Simulacro e estereótipo das relações
Da série Análises da Busca - Teoria da Solidão Crônica
2
Mesmo quando
renegamos nossa original necessidade de grupo, mesmo quando nos julgamos
independentes e autossuficientes perante o mundo em que vivemos, mesmo que
nossas conquistas e posição social nos pareçam capazes de suprir qualquer
necessidade de contato, pecamos pela busca por aprovação. Quem nos aprova, nos
endossa, são os outros, a sociedade ao nosso redor. Nutrimos, mesmo que
veladamente, a obrigação de integralidade nos grupos nos quais nos inserimos.
Tendemos a nos aliar a nossos iguais.
Essa
contradição coabita conosco desde que simulamos essa forma de vida independente
e apartada. O simulacro de individualidade que projetamos serve para que
tenhamos a sensação de superioridade. Se não precisamos de ninguém, somos
magnânimos. Se somos os melhores, lideramos. Outra vez o lapso egóico do líder.

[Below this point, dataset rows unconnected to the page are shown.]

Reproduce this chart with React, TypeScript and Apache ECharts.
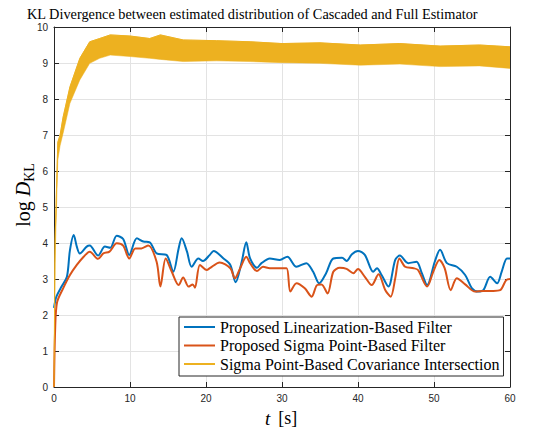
import React, { useEffect, useRef } from 'react';
import * as echarts from 'echarts';

const titleText = 'KL Divergence between estimated distribution of Cascaded and Full Estimator';
const seriesNames = [
  'Proposed Linearization-Based Filter',
  'Proposed Sigma Point-Based Filter',
  'Sigma Point-Based Covariance Intersection',
];
const xTicks = [0, 60, 10];
const yTicks = [0, 10, 1];

const blueT = [0, 0.3, 1.0, 1.7, 2.1, 2.6, 3.0, 3.4, 4.3, 4.7, 5.8, 6.7, 7.4, 8.25, 9.1, 9.9, 10.9, 11.75, 12.6, 13.5, 14.8, 15.7, 16.4, 16.8, 17.5, 18.1, 19.0, 19.6, 20.5, 21.0, 22.3, 23.2, 23.9, 24.7, 25.3, 25.8, 26.7, 27.3, 28.4, 29.7, 30.7, 31.9, 33.2, 34.1, 34.9, 35.8, 36.75, 37.9, 38.5, 39.2, 40.0, 40.9, 42.0, 42.5, 43.1, 44.0, 44.9, 45.5, 46.6, 47.7, 48.4, 49.1, 50.1, 50.8, 51.7, 53.0, 54.1, 55.0, 55.8, 56.5, 57.4, 58.3, 58.9, 59.6, 60];
const blueV = [2.2, 2.5, 2.79, 3.06, 3.8, 4.22, 3.9, 3.71, 3.9, 3.93, 3.65, 3.9, 3.87, 4.2, 4.11, 3.67, 4.13, 4.04, 4.02, 3.71, 3.67, 3.2, 3.85, 4.13, 3.76, 3.34, 3.57, 3.5, 3.67, 3.78, 3.57, 3.39, 2.91, 3.48, 4.02, 3.57, 3.31, 3.44, 3.57, 3.53, 3.62, 3.34, 3.44, 3.2, 2.88, 3.16, 3.57, 3.59, 3.5, 3.69, 3.78, 3.67, 3.2, 3.3, 3.11, 2.79, 3.53, 3.65, 3.44, 3.48, 3.16, 2.83, 3.48, 3.81, 3.44, 3.34, 3.11, 2.74, 2.65, 2.69, 3.06, 2.88, 3.2, 3.57, 3.57];

const orangeT = [0, 0.15, 0.4, 1.2, 2.1, 3.0, 3.9, 4.7, 5.8, 6.5, 7.3, 8.25, 9.1, 9.9, 10.7, 11.5, 12.4, 13.5, 14.0, 14.7, 15.5, 16.4, 17.0, 17.7, 18.25, 18.55, 19.2, 20.1, 20.5, 21.8, 23.2, 23.8, 24.5, 25.3, 25.8, 26.7, 27.5, 28.4, 29.7, 30.6, 31.1, 31.9, 33.0, 33.9, 34.6, 35.2, 36.0, 36.75, 37.6, 38.5, 39.4, 40.0, 40.9, 41.8, 42.7, 43.6, 44.3, 44.9, 45.45, 46.2, 47.3, 47.9, 49.1, 49.9, 50.7, 51.4, 52.2, 53.0, 54.1, 55.4, 56.5, 57.8, 58.7, 59.5, 60];
const orangeV = [0, 1.6, 2.35, 2.74, 3.11, 3.39, 3.62, 3.76, 3.56, 3.71, 3.76, 3.99, 3.93, 3.57, 3.85, 3.85, 3.93, 3.48, 2.79, 3.57, 3.2, 2.83, 3.04, 2.79, 2.85, 2.76, 3.39, 3.25, 3.3, 3.46, 3.3, 3.02, 3.3, 3.62, 3.44, 3.22, 3.34, 3.3, 3.3, 3.3, 2.65, 2.88, 2.74, 2.51, 2.83, 2.85, 2.6, 3.2, 3.31, 3.28, 3.16, 3.28, 3.06, 2.83, 3.13, 2.69, 2.51, 3.02, 3.57, 3.34, 3.3, 3.25, 2.79, 3.2, 3.53, 3.3, 2.69, 3.02, 2.85, 2.65, 2.67, 2.67, 2.69, 2.97, 3.0];

const yellowT = [0, 0.13, 0.5, 0.8, 1.2, 2.1, 3.4, 4.7, 6.0, 7.4, 10.0, 12.6, 14.0, 17.0, 21.4, 25.8, 30.0, 35.0, 40.3, 45.5, 50.8, 56.0, 60];
const yellowLow = [0, 3.4, 6.3, 6.7, 7.05, 7.88, 8.53, 8.99, 9.13, 9.22, 9.18, 9.13, 9.1, 9.04, 9.06, 9.04, 9.01, 8.99, 8.94, 8.97, 8.9, 8.92, 8.85];
const yellowHigh = [0, 4.0, 6.8, 7.0, 7.5, 8.34, 9.13, 9.59, 9.68, 9.78, 9.75, 9.68, 9.78, 9.64, 9.62, 9.59, 9.54, 9.56, 9.5, 9.54, 9.47, 9.5, 9.45];

const BLUE = '#0072BD';
const ORANGE = '#D95319';
const YELLOW = '#EDB120';
const AXIS = '#262626';
const GRID = '#e3e3e3';
const SERIF = 'Liberation Serif, serif';
const SANS = 'Liberation Sans, Arial, sans-serif';

function xAxisCfg(pos: 'bottom' | 'top', labels: boolean) {
  return {
    type: 'value',
    position: pos,
    min: xTicks[0],
    max: xTicks[1],
    interval: xTicks[2],
    axisLine: { show: true, onZero: false, lineStyle: { color: AXIS, width: 1 } },
    axisTick: { show: true, inside: true, length: 5, lineStyle: { color: AXIS, width: 1 } },
    axisLabel: { show: labels, color: AXIS, fontSize: 10, fontFamily: SANS, margin: 6 },
    splitLine: { show: labels, lineStyle: { color: GRID, width: 1 } },
  };
}
function yAxisCfg(pos: 'left' | 'right', labels: boolean) {
  return {
    type: 'value',
    position: pos,
    min: yTicks[0],
    max: yTicks[1],
    interval: yTicks[2],
    axisLine: { show: true, onZero: false, lineStyle: { color: AXIS, width: 1 } },
    axisTick: { show: true, inside: true, length: 5, lineStyle: { color: AXIS, width: 1 } },
    axisLabel: { show: labels, color: AXIS, fontSize: 10, fontFamily: SANS, margin: 6 },
    splitLine: { show: labels, lineStyle: { color: GRID, width: 1 } },
  };
}

export default function App() {
  const ref = useRef<HTMLDivElement>(null);
  useEffect(() => {
    const chart = echarts.init(ref.current!, null, { renderer: 'svg' });
    const option: any = {
      animation: false,
      backgroundColor: '#ffffff',
      title: {
        text: titleText,
        left: 27,
        top: 5,
        padding: 0,
        textStyle: { fontFamily: SERIF, fontSize: 14.3, fontWeight: 'normal', color: '#000', lineHeight: 18 },
      },
      grid: { left: 54, right: 40, top: 27, bottom: 42 },
      xAxis: [xAxisCfg('bottom', true), xAxisCfg('top', false)],
      yAxis: [yAxisCfg('left', true), yAxisCfg('right', false)],
      legend: {
        data: seriesNames,
        orient: 'vertical',
        left: 179,
        top: 317,
        backgroundColor: '#ffffff',
        borderColor: AXIS,
        borderWidth: 1,
        borderRadius: 0,
        padding: [1, 4, 3, 4],
        itemGap: 0.5,
        itemWidth: 31,
        itemHeight: 10,
        selectedMode: false,
        itemStyle: { opacity: 0 },
        textStyle: { fontFamily: SERIF, fontSize: 16, color: '#000', lineHeight: 18 },
      },
      graphic: [
        {
          type: 'text',
          x: 23,
          y: 195,
          rotation: Math.PI / 2,
          style: {
            text: '{a|log }{b|D}{c|KL}',
            fill: '#000',
            align: 'center',
            verticalAlign: 'middle',
            textAlign: 'center',
            textVerticalAlign: 'middle',
            rich: {
              a: { fontFamily: SERIF, fontSize: 20, lineHeight: 26, fill: '#000', color: '#000' },
              b: { fontFamily: SERIF, fontSize: 20, fontStyle: 'italic', lineHeight: 26, fill: '#000', color: '#000' },
              c: { fontFamily: SERIF, fontSize: 14, lineHeight: 14, verticalAlign: 'bottom', fill: '#000', color: '#000' },
            },
          },
        },
        {
          type: 'text',
          x: 281,
          y: 418,
          style: {
            text: '{a|t}{b|[s]}',
            fill: '#000',
            align: 'center',
            verticalAlign: 'middle',
            textAlign: 'center',
            textVerticalAlign: 'middle',
            rich: {
              a: { fontFamily: SERIF, fontSize: 19, fontStyle: 'italic', padding: [0, 8, 0, 0], fill: '#000', color: '#000' },
              b: { fontFamily: SERIF, fontSize: 18, fill: '#000', color: '#000' },
            },
          },
        },
      ],
      series: [
        {
          name: seriesNames[0],
          type: 'line',
          data: blueT.map((t, i) => [t, blueV[i]]),
          symbol: 'none',
          showSymbol: false,
          smooth: 0.3,
          lineStyle: { color: BLUE, width: 2 },
          itemStyle: { color: BLUE },
        },
        {
          name: seriesNames[1],
          type: 'line',
          data: orangeT.map((t, i) => [t, orangeV[i]]),
          symbol: 'none',
          showSymbol: false,
          smooth: 0.3,
          lineStyle: { color: ORANGE, width: 2 },
          itemStyle: { color: ORANGE },
        },
        {
          name: 'band',
          type: 'custom',
          data: yellowT.map((t, i) => [t, yellowLow[i], yellowHigh[i]]),
          encode: { x: 0, y: [1, 2] },
          silent: true,
          clip: true,
          renderItem: (params: any, api: any) => {
            if (params.dataIndex !== 0) return null;
            const pts: number[][] = [];
            for (let i = 0; i < yellowT.length; i++) pts.push(api.coord([yellowT[i], yellowHigh[i]]));
            for (let i = yellowT.length - 1; i >= 0; i--) pts.push(api.coord([yellowT[i], yellowLow[i]]));
            return { type: 'polygon', shape: { points: pts }, style: { fill: YELLOW, stroke: YELLOW, lineWidth: 0.5 } };
          },
        },
        {
          name: seriesNames[2],
          type: 'line',
          data: yellowT.map((t, i) => [t, yellowHigh[i]]),
          symbol: 'none',
          showSymbol: false,
          silent: true,
          lineStyle: { color: YELLOW, width: 1 },
          itemStyle: { color: YELLOW },
        },
      ],
    };
    chart.setOption(option);
    return () => chart.dispose();
  }, []);
  return <div ref={ref} style={{ position: 'fixed', left: 0, top: 0, width: 550, height: 429 }} />;
}
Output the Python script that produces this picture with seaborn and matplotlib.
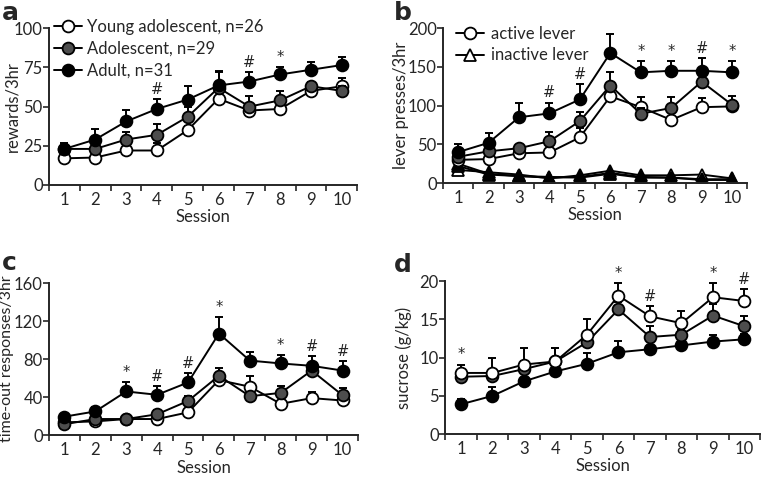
import matplotlib
matplotlib.use("Agg")
import matplotlib.pyplot as plt
import seaborn as sns
import numpy as np
import pandas as pd

sns.set_style("ticks")
plt.rcParams['font.family'] = ['Lato', 'DejaVu Sans']
plt.rcParams['font.size'] = 10.5

sessions = list(range(1, 11))
groups = ["Young adolescent, n=26", "Adolescent, n=29", "Adult, n=31"]
face_colors = ["white", "#4d4d4d", "black"]

# a: rewards/3hr
rew_young = [17, 17.5, 22, 22, 35, 55, 47.5, 48.5, 60, 63]
rew_adol = [23, 23, 29, 32, 43.5, 62, 50, 54, 63, 60]
rew_adult = [23, 29, 40.5, 48.5, 54.5, 63.5, 66, 70.5, 73.5, 76.5]
rew_young_err = [2, 2, 2, 5, 2.5, 2, 2, 2, 2, 5.5]
rew_adol_err = [2, 3, 4.5, 7, 6, 10, 6.5, 6, 3, 3]
rew_adult_err = [4, 6.5, 7.5, 6.5, 8.5, 9, 6, 5, 5, 5]
rew_sig = ["", "", "", "#", "", "", "#", "*", "", ""]

# b: lever presses/3hr (active = circles, inactive = triangles)
act_young = [30, 31, 38.5, 39.5, 59, 112, 98, 81.5, 98, 99]
act_adol = [34, 41, 45, 54, 80, 126, 89.5, 97, 131, 101]
act_adult = [40, 52, 85, 90, 108, 168, 143, 145, 145, 143]
act_young_err = [3, 3, 3, 3, 12, 8, 13, 4, 12, 4]
act_adol_err = [4, 4, 4, 12, 12, 17, 8, 14, 8, 11]
act_adult_err = [10, 13, 18, 14, 20, 25, 15, 13, 17, 15]
inact_young = [17, 14, 11, 6, 10, 16, 10, 10, 11, 6]
inact_adol = [22, 11, 9, 7, 8, 13, 8, 7, 5, 5]
inact_adult = [25, 12, 9, 8, 7, 12, 7, 7, 4, 4]
lever_sig = ["", "", "", "#", "#", "", "*", "*", "#", "*"]

# c: time-out responses/3hr
to_young = [13.5, 14.5, 17, 17, 24, 58, 51, 33, 39, 36.5]
to_adol = [11.5, 17, 17, 22, 36, 62.5, 41, 44.5, 68, 42]
to_adult = [19.5, 25, 46, 42.5, 55.5, 107, 78.5, 75.5, 73, 68]
to_young_err = [2, 2, 2, 2, 2, 3, 11, 2, 6, 3]
to_adol_err = [2, 2, 3, 5, 5, 8, 3, 7, 3, 8]
to_adult_err = [3, 5, 10, 9, 10, 17, 9.5, 9, 10.5, 10]
to_sig = ["", "", "*", "#", "#", "*", "", "*", "#", "#"]

# d: sucrose (g/kg)
suc_young = [8.0, 8.0, 9.1, 9.5, 13.0, 18.1, 15.4, 14.5, 17.9, 17.4]
suc_adol = [7.5, 7.6, 8.5, 9.5, 12.0, 16.3, 12.7, 13.0, 15.5, 14.1]
suc_adult = [3.9, 5.0, 6.9, 8.2, 9.2, 10.7, 11.1, 11.6, 12.1, 12.4]
suc_young_err = [1.1, 1.9, 2.1, 1.7, 2.1, 1.7, 1.4, 1.6, 1.8, 1.6]
suc_adol_err = [0.4, 0.5, 1.0, 1.7, 0.6, 1.0, 1.5, 0.6, 1.5, 1.3]
suc_adult_err = [0.7, 1.1, 0.4, 0.4, 1.4, 1.5, 0.4, 0.4, 0.8, 0.7]
suc_sig = ["*", "", "", "", "", "*", "#", "", "*", "#"]

fig = plt.figure(figsize=(7.61, 4.78), dpi=100)
ax_a = fig.add_axes([0.0644, 0.613, 0.405, 0.328])
ax_b = fig.add_axes([0.582, 0.617, 0.400, 0.324])
ax_c = fig.add_axes([0.0644, 0.0896, 0.406, 0.318])
ax_d = fig.add_axes([0.585, 0.0918, 0.414, 0.320])


def draw_group(ax, y, err, fc, marker="o", label=None, z=3):
    df = pd.DataFrame({"Session": sessions, "value": y})
    if err is not None:
        ax.errorbar(sessions, y, yerr=[np.zeros(len(y)), err], fmt="none",
                    ecolor="black", elinewidth=1.4, capsize=2.6,
                    capthick=1.4, zorder=z - 1)
    sns.lineplot(data=df, x="Session", y="value", ax=ax, color="black",
                 lw=1.4, marker=marker, markersize=8.5,
                 markerfacecolor=fc, markeredgecolor="black",
                 markeredgewidth=1.3, label=label, zorder=z, legend=False)


def style_axis(ax, ymax, yticks, ylabel, label_x, ylabel_size=12):
    ax.set_xlim(0.5, 10.5)
    ax.set_ylim(0, ymax)
    ax.set_xticks(np.arange(0.5, 11, 1.0))
    ax.set_xticklabels([])
    ax.set_xticks(sessions, minor=True)
    ax.set_xticklabels([str(s) for s in sessions], minor=True)
    ax.tick_params(axis="x", which="minor", length=0, pad=5, labelsize=12)
    ax.tick_params(axis="x", which="major", length=4, width=1.2, direction="out")
    ax.set_yticks(yticks)
    ax.tick_params(axis="y", length=4, width=1.2, labelsize=12, pad=0.5)
    ax.set_ylabel(ylabel, fontsize=ylabel_size)
    ax.yaxis.set_label_coords(label_x, 0.5)
    ax.set_xlabel("Session", fontsize=12, labelpad=1)
    sns.despine(ax=ax)
    for s in ["left", "bottom"]:
        ax.spines[s].set_linewidth(1.4)


def add_sig(ax, tops, sig):
    for s, t, m in zip(sessions, tops, sig):
        if m:
            ax.annotate(m, (s, t), xytext=(0, 1.5), textcoords="offset points",
                        ha="center", va="bottom", fontsize=10.5,
                        family="DejaVu Sans")


# panel a
for y, e, fc, lab, z in zip([rew_young, rew_adol, rew_adult],
                            [rew_young_err, rew_adol_err, rew_adult_err],
                            face_colors, groups, [3, 5, 7]):
    draw_group(ax_a, y, e, fc, label=lab, z=z)
style_axis(ax_a, 100, [0, 25, 50, 75, 100], "rewards/3hr", -0.094)
tops = np.max([np.add(rew_young, rew_young_err), np.add(rew_adol, rew_adol_err),
               np.add(rew_adult, rew_adult_err)], axis=0)
add_sig(ax_a, tops, rew_sig)
h, l = ax_a.get_legend_handles_labels()
ax_a.legend(h, l, loc="upper left", bbox_to_anchor=(-0.005, 1.1), frameon=False,
            handlelength=1.7, handletextpad=0.25, labelspacing=0.35,
            borderaxespad=0, fontsize=12)

# panel b
for y, e, fc, z in zip([inact_young, inact_adol, inact_adult], [None] * 3,
                       face_colors, [2, 2, 2]):
    draw_group(ax_b, y, e, fc, marker="^", z=z)
for y, e, fc, z in zip([act_young, act_adol, act_adult],
                       [act_young_err, act_adol_err, act_adult_err],
                       face_colors, [4, 6, 8]):
    draw_group(ax_b, y, e, fc, z=z)
style_axis(ax_b, 200, [0, 50, 100, 150, 200], "lever presses/3hr", -0.112)
tops = np.max([np.add(act_young, act_young_err), np.add(act_adol, act_adol_err),
               np.add(act_adult, act_adult_err)], axis=0)
add_sig(ax_b, tops, lever_sig)
lh = [plt.Line2D([], [], color="black", lw=1.4, marker=m, markersize=8.5,
                 markerfacecolor="white", markeredgecolor="black",
                 markeredgewidth=1.3) for m in ["o", "^"]]
ax_b.legend(lh, ["active lever", "inactive lever"], loc="upper left",
            bbox_to_anchor=(0.02, 1.06), frameon=False, handlelength=1.7,
            handletextpad=0.4, labelspacing=0.35, borderaxespad=0, fontsize=12)

# panel c
for y, e, fc, z in zip([to_young, to_adol, to_adult],
                       [to_young_err, to_adol_err, to_adult_err],
                       face_colors, [3, 5, 7]):
    draw_group(ax_c, y, e, fc, z=z)
style_axis(ax_c, 160, [0, 40, 80, 120, 160], "time-out responses/3hr", -0.113,
           ylabel_size=11.5)
tops = np.max([np.add(to_young, to_young_err), np.add(to_adol, to_adol_err),
               np.add(to_adult, to_adult_err)], axis=0)
add_sig(ax_c, tops, to_sig)

# panel d
for y, e, fc, z in zip([suc_adult, suc_adol, suc_young],
                       [suc_adult_err, suc_adol_err, suc_young_err],
                       face_colors[::-1], [3, 5, 7]):
    draw_group(ax_d, y, e, fc, z=z)
style_axis(ax_d, 20, [0, 5, 10, 15, 20], "sucrose (g/kg)", -0.105)
tops = np.max([np.add(suc_young, suc_young_err), np.add(suc_adol, suc_adol_err),
               np.add(suc_adult, suc_adult_err)], axis=0)
add_sig(ax_d, tops, suc_sig)

for t, x, y in [("a", 0.002, 0.998), ("b", 0.517, 0.998),
                ("c", 0.002, 0.475), ("d", 0.517, 0.47)]:
    fig.text(x, y, t, fontsize=18, fontweight="bold", va="top", ha="left",
             family="DejaVu Sans")

fig.savefig("out.png", dpi=100)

Para liderar, deve haver seguidores. Para comandar, devem existir comandados.
Se estamos em uma tropa de um só homem, em quem mandaremos? Quem cumprirá
nossas ordens além de nós? Quem nos prestará a homenagem e a reverência devidas
por nossa liderança?
Então, como
num ato de rebeldia sensorial, o instinto manda que o ser humano moderno se
encaixe em determinados conceitos, com determinadas atitudes, em uma plena
simulação, um reflexo, do que ele vê e considera bom para si mesmo. No real
comando destas opções de encaixe social está um advento que nasceu também da
necessidade básica de convívio e comunicação: a mídia.
Como a voz de
comando mais acessível e aceita, quase que totalmente sem questionamentos pela
maioria, a verve midiática é o grande líder que rege as vidas e as ações dos
seres humanos modernos. É a mídia o Deus onipresente, o “grande irmão”, como
descreveu Orwell. Implantando em cores e sons as regras de moralidade e
convivência das quais necessitamos para um bom desempenho social cotidiano.
Essa máquina
midiática é nossa consciência externa, nosso comando. Como em uma imensa sessão
de hipnose, obedecemos os preceitos por ela passados. E os reais líderes,
aqueles que ditam as regras, fazem uso dessa rede para que sejamos nós os
comandados, mesmo que sigamos acreditando em independência e individualidade.
É dentro
dessa máquina ditadora de normas que entendemos qual a maneira mais adequada de
nos relacionarmos com nossos semelhantes, nosso grupo. A partir dessa extrema
conceituação, em que rótulos nos servem de bandeira e definem socialmente o que
somos e como nos comportamos, é que os estereótipos se firmam como verdade e a
barreira entre grupos é estabelecida causando a separação dos não iguais.
A segregação
social é a arma para o controle. O ser humano, enquanto indivíduo, não pode ser
contido, pois que pensa e seu pensamento é único e individual. Em grupo, o
pensamento comum obedece ao líder. Em um grupo grande demais, entretanto,
corre-se o risco da dissidência. Abre-se uma fenda por onde pensamentos alheios
ou conflitantes com a ordem se geram por si próprios, o que ameaça romper o véu
estável do todo. A maneira mais natural de impedir a dissidência é apartar do
grande grupo os indivíduos contrários às normas.
Assim,
apelando para nosso instinto ancestral de grupo, diversos estereótipos e
simulacros ideológicos foram lançados, exortando entre si suas diferenças, não
suas semelhanças. E a rede midiática alcança a todos, cada qual com suas
peculiaridades, tornando os grupos rivais ou inimigos, ou simplesmente
invisíveis uns aos outros. É a simulação da ordem individual, da liberdade de
expressão, da contemporaneidade. O simulacro confortável atenuando a solidão crônica.